After a walk through the DW (I didn’t become a real regular client but, sometimes, I return there to continue my exploration), usually, I come back in a good mood.
It could be a result of the simple and naive enough graphics, with few banners, video or intrusive popups, which are so common in plenty of the nowadays surface sites. It could all connected, either, to a sort of nostalgia of the atmospheres of movies like Wargames or Sneakers which I grew with and that someway are recalled to my memory by those pages. Or it could be, simply, a consequence of my choices, by which I limited my experience to a proper subset of a container that, like it’s surface corresponding, include the whole and its contrary.
At present no one has arrested me, my bank account has the same little money it had before and no special SWAT task force has irrupted in my flat. But here, perhaps, all concerns, more than web or crypto politics, a basic rule I read somewhere that sounded like this: let always stay your brain on, between your screen and your keyboard.
Toc, toc …….. sorry, someone is knocking at my door …. I have to go ……

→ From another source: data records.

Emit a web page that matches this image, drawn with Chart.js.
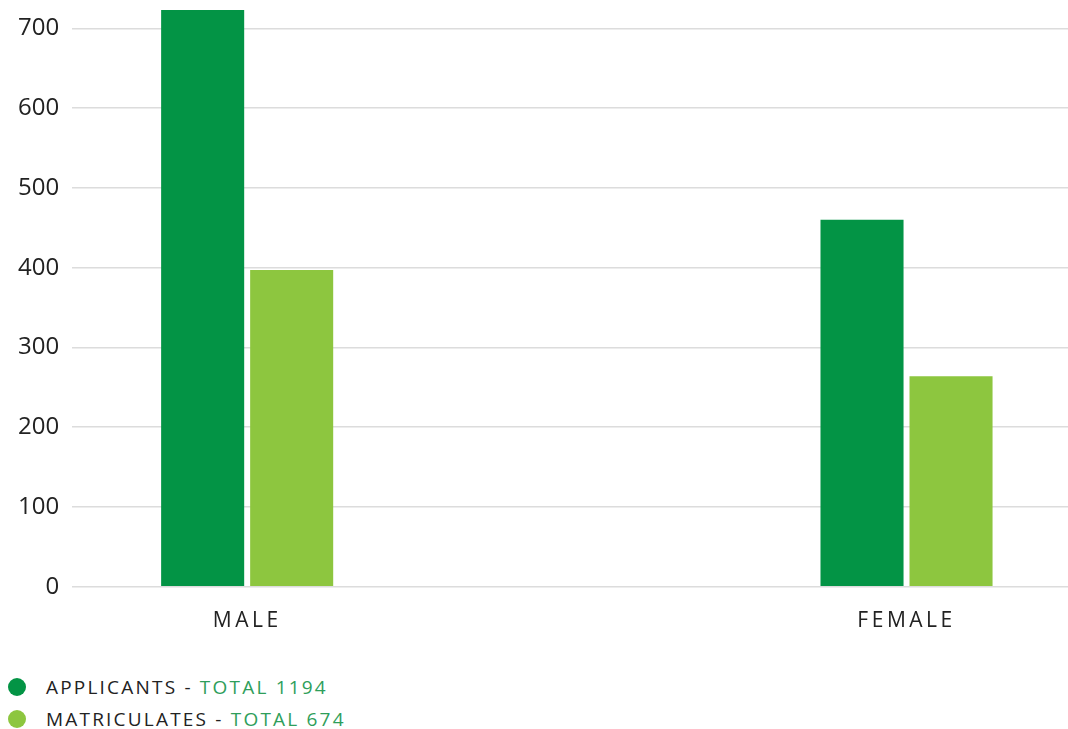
<!DOCTYPE html>
<html>
<head>
<meta charset="utf-8">
<script src="https://cdn.jsdelivr.net/npm/chart.js@4/dist/chart.umd.min.js"></script>
<style>
  body { margin: 0; background: #fff; font-family: "Open Sans", sans-serif; }
  #wrap { position: relative; width: 1068px; height: 654px; }
  .legend { position: absolute; left: 8px; top: 671px; font-size: 19px; letter-spacing: 2.2px; color: #222; }
  .legend div { display: flex; align-items: center; height: 32px; white-space: pre; }
  .legend span.dot { width: 18px; height: 18px; border-radius: 50%; margin-right: 20px; display: inline-block; }
  .legend .tot { color: #2e9e5a; }
</style>
</head>
<body>
<div id="wrap"><canvas id="genderChart"></canvas></div>
<div class="legend" id="legend"></div>
<script>
document.addEventListener("DOMContentLoaded", () => {

    var categories = ["MALE", "FEMALE"];
    var applicants = [734, 460];
    var matriculates = [397, 264];
    var seriesNames = ["APPLICANTS", "MATRICULATES"];
    var seriesTotals = [1194, 674];
    var colors = ["#039445", "#8dc63f"];

    // legend with two text colours, built as html
    var legend = document.getElementById("legend");
    seriesNames.forEach((name, i) => {
        var row = document.createElement("div");
        row.innerHTML = '<span class="dot" style="background:' + colors[i] + '"></span>' +
            name + ' - <span class="tot">TOTAL ' + seriesTotals[i] + '</span>';
        legend.appendChild(row);
    });

    var spacedLabels = {
        id: "spacedLabels",
        afterDatasetsDraw(chart) { chart.ctx.letterSpacing = "3.5px"; },
        afterDraw(chart) { chart.ctx.letterSpacing = "0px"; }
    };

    new Chart("genderChart", {
        type: "bar",
        data: {
            datasets: [{
                label: seriesNames[0],
                backgroundColor: colors[0],
                data: categories.map((c, i) => ({ x: i, y: applicants[i] })),
                clip: 0
            }, {
                label: seriesNames[1],
                backgroundColor: colors[1],
                data: categories.map((c, i) => ({ x: i, y: matriculates[i] })),
                clip: 0
            }]
        },
        plugins: [spacedLabels],
        options: {
            responsive: true,
            maintainAspectRatio: false,
            animation: false,
            categoryPercentage: 0.27,
            barPercentage: 0.933,
            layout: { padding: { left: 5, right: 0, top: 10, bottom: 6 } },
            plugins: { legend: { display: false }, tooltip: { enabled: false } },
            scales: {
                x: {
                    type: "linear",
                    offset: false,
                    min: -0.2654,
                    max: 1.2449,
                    afterBuildTicks: (scale) => {
                        scale.ticks = categories.map((c, i) => ({ value: i }));
                    },
                    grid: { display: false },
                    border: { display: false },
                    ticks: {
                        z: 1,
                        padding: 14,
                        color: "#222",
                        font: { family: "Open Sans", size: 21 },
                        maxRotation: 0,
                        callback: (value) => categories[value]
                    }
                },
                y: {
                    min: 0,
                    max: 723,
                    afterFit: (scale) => { scale.paddingTop = 0; },
                    grid: { color: "#dcdcdc", lineWidth: 1.5, drawTicks: false },
                    border: { display: false },
                    ticks: {
                        stepSize: 100,
                        includeBounds: false,
                        padding: 13,
                        color: "#222",
                        font: { family: "Open Sans", size: 24 }
                    }
                }
            }
        }
    });

});
</script>
</body>
</html>
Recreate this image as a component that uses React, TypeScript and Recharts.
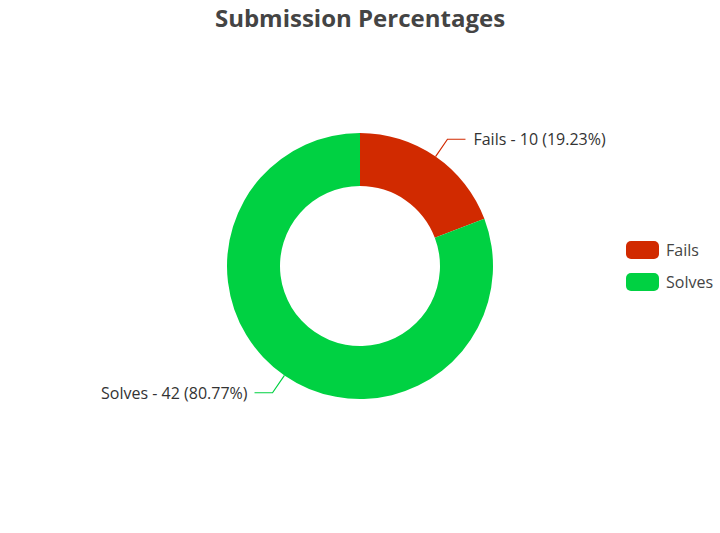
import React from 'react';
import { PieChart, Pie, Cell, Legend } from 'recharts';

const categories = ['Fails', 'Solves'];
const counts = [10, 42];
const colors = ['#d12a00', '#00d142'];

const data = categories.map((name, i) => ({ name, value: counts[i] }));
const total = counts.reduce((a, b) => a + b, 0);

const RAD = Math.PI / 180;

// label with a short elbow line, like the original
const renderLabel = (props: any) => {
  const { cx, cy, midAngle, outerRadius, name, value, index } = props;
  const cos = Math.cos(-midAngle * RAD);
  const sin = Math.sin(-midAngle * RAD);
  const sx = cx + outerRadius * cos;
  const sy = cy + outerRadius * sin;
  const mx = cx + (outerRadius + 21) * cos;
  const my = cy + (outerRadius + 21) * sin;
  const right = cos >= 0;
  const ex = mx + (right ? 18 : -18);
  const pct = ((value / total) * 100).toFixed(2);
  return (
    <g>
      <polyline
        points={`${sx},${sy} ${mx},${my} ${ex},${my}`}
        fill="none"
        stroke={colors[index]}
        strokeWidth={1.2}
      />
      <text
        x={ex + (right ? 8 : -7)}
        y={my}
        textAnchor={right ? 'start' : 'end'}
        dominantBaseline="central"
        fill="#333"
        fontSize={16}
      >
        {`${name} - ${value} (${pct}%)`}
      </text>
    </g>
  );
};

const LegendContent = () => (
  <div>
    {categories.map((c, i) => (
      <div key={c} style={{ display: 'flex', alignItems: 'center', height: 32 }}>
        <div style={{ width: 33, height: 18, borderRadius: 5, background: colors[i], marginRight: 7 }} />
        <span style={{ fontSize: 16, color: '#444' }}>{c}</span>
      </div>
    ))}
  </div>
);

export default function App() {
  return (
    <div style={{ position: 'absolute', left: 0, top: 0, width: 720, height: 533, background: '#fff', fontFamily: '"Open Sans", sans-serif' }}>
      <div style={{ position: 'absolute', top: 1, left: 0, width: 720, textAlign: 'center', fontSize: 24, fontWeight: 700, color: '#444' }}>
        Submission Percentages
      </div>
      <PieChart width={720} height={533} style={{ position: 'absolute', left: 0, top: 0 }}>
        <Pie
          data={data}
          dataKey="value"
          nameKey="name"
          cx={355}
          cy={261}
          innerRadius={80}
          outerRadius={133}
          startAngle={90}
          endAngle={-270}
          stroke="none"
          label={renderLabel}
          labelLine={false}
          isAnimationActive={false}
        >
          {data.map((d, i) => (
            <Cell key={d.name} fill={colors[i]} />
          ))}
        </Pie>
        <Legend
          layout="vertical"
          align="right"
          verticalAlign="middle"
          content={<LegendContent />}
          wrapperStyle={{ left: 626, top: 234, width: 94 }}
        />
      </PieChart>
    </div>
  );
}
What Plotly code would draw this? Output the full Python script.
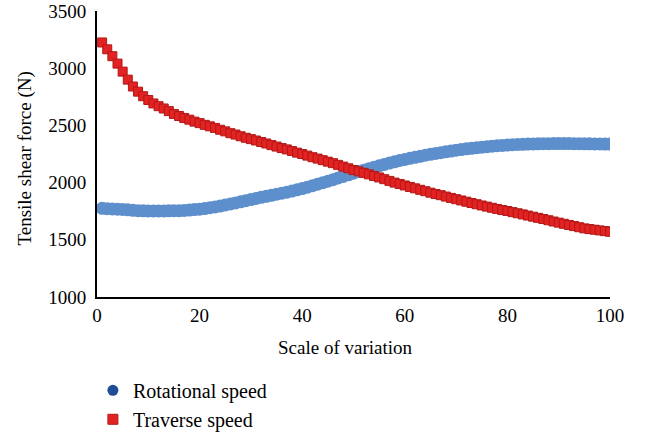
import plotly.graph_objects as go

x_vals = list(range(1, 101))

rotational_speed = [
    1775, 1772, 1770, 1768, 1765, 1762, 1758, 1755, 1753, 1752,
    1752, 1752, 1752, 1753, 1754, 1755, 1757, 1760, 1764, 1768,
    1773, 1780, 1787, 1795, 1804, 1813, 1822, 1832, 1842, 1852,
    1862, 1871, 1880, 1889, 1898, 1907, 1916, 1926, 1937, 1948,
    1960, 1973, 1986, 1999, 2012, 2026, 2040, 2054, 2068, 2082,
    2096, 2109, 2122, 2135, 2147, 2159, 2171, 2182, 2193, 2203,
    2212, 2221, 2230, 2239, 2247, 2255, 2262, 2269, 2276, 2283,
    2289, 2295, 2300, 2305, 2310, 2314, 2318, 2322, 2325, 2328,
    2331, 2333, 2335, 2337, 2338, 2339, 2340, 2340, 2341, 2341,
    2341, 2341, 2340, 2340, 2339, 2339, 2338, 2338, 2337, 2337,
]

traverse_speed = [
    3225, 3165, 3105, 3040, 2970, 2900, 2840, 2795, 2755, 2722,
    2692, 2668, 2648, 2625, 2600, 2582, 2565, 2550, 2533, 2520,
    2505, 2492, 2478, 2462, 2448, 2432, 2420, 2405, 2392, 2380,
    2368, 2355, 2342, 2328, 2315, 2302, 2290, 2276, 2262, 2250,
    2236, 2222, 2210, 2196, 2183, 2170, 2155, 2140, 2125, 2110,
    2098, 2085, 2072, 2058, 2045, 2030, 2015, 2000, 1988, 1975,
    1962, 1950, 1937, 1925, 1912, 1900, 1890, 1878, 1866, 1855,
    1844, 1833, 1822, 1811, 1800, 1790, 1780, 1770, 1760, 1752,
    1742, 1732, 1722, 1712, 1702, 1692, 1682, 1671, 1660, 1650,
    1640, 1630, 1620, 1610, 1600, 1594, 1588, 1582, 1576, 1570,
]

x_ticks = [0, 20, 40, 60, 80, 100]
y_ticks = [1000, 1500, 2000, 2500, 3000, 3500]
x_title = "Scale of variation"
y_title = "Tensile shear force (N)"

FONT = "Times New Roman, Liberation Serif, serif"
FS = 19

fig = go.Figure()

fig.add_trace(go.Scatter(
    x=x_vals, y=rotational_speed, mode="markers", showlegend=False,
    marker=dict(symbol="circle", size=13, color="#5E8FCD", line=dict(width=0)),
))
fig.add_trace(go.Scatter(
    x=x_vals, y=traverse_speed, mode="markers", showlegend=False,
    marker=dict(symbol="square", size=9, color="#E32222",
                line=dict(width=1, color="#B31818")),
))

# legend entries
fig.add_trace(go.Scatter(
    x=[None], y=[None], mode="markers", name="Rotational speed",
    marker=dict(symbol="circle", size=11, color="#1F4C96",
                line=dict(width=0)),
))
fig.add_trace(go.Scatter(
    x=[None], y=[None], mode="markers", name="Traverse speed",
    marker=dict(symbol="square", size=10, color="#E32222",
                line=dict(width=1, color="#B31818")),
))

fig.update_layout(
    width=645, height=434,
    margin=dict(l=97, r=35, t=11, b=137, autoexpand=False),
    paper_bgcolor="white", plot_bgcolor="white",
    font=dict(family=FONT, size=FS, color="black"),
    xaxis=dict(
        range=[0, 100], tickvals=x_ticks, showgrid=False, zeroline=False,
        showline=True, linecolor="black", linewidth=2, ticks="",
        ticklabelstandoff=0,
        tickfont=dict(family=FONT, size=FS),
    ),
    yaxis=dict(
        range=[1000, 3500], tickvals=y_ticks, showgrid=False, zeroline=False,
        showline=True, linecolor="black", linewidth=2, ticks="",
        ticklabelstandoff=5,
        tickfont=dict(family=FONT, size=FS),
    ),
    legend=dict(
        x=-0.008, y=-0.258, xanchor="left", yanchor="top",
        font=dict(family=FONT, size=20), bgcolor="rgba(0,0,0,0)", tracegroupgap=0,
    ),
)

fig.add_annotation(xref="paper", yref="paper", x=0.4844, y=-0.175,
                   text=x_title, showarrow=False, xanchor="center", yanchor="middle",
                   font=dict(family=FONT, size=FS))
fig.add_annotation(xref="paper", yref="paper", x=-0.1404, y=0.484,
                   text=y_title, showarrow=False, textangle=-90,
                   xanchor="center", yanchor="middle",
                   font=dict(family=FONT, size=FS))

fig.write_html("out.html")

The transposition at the current date (2017) of the size reported in the 2001 BrightPlanet paper is approximate and comes out from this simple assessment: 4.4 EB = 2Mbytes/Pag*5*109Pag*400 (DW/SW ratio). I would appreciate very much to receive comments, remarks or better esteems. Note that BrightPlanet itself, during, affirmed this: “These questions are impossible to answer now as the Internet has turned into a rapidly expanding database that can only be classified as infinite. So how big is the biggest database in existence? The answer, ‘nobody knows’”.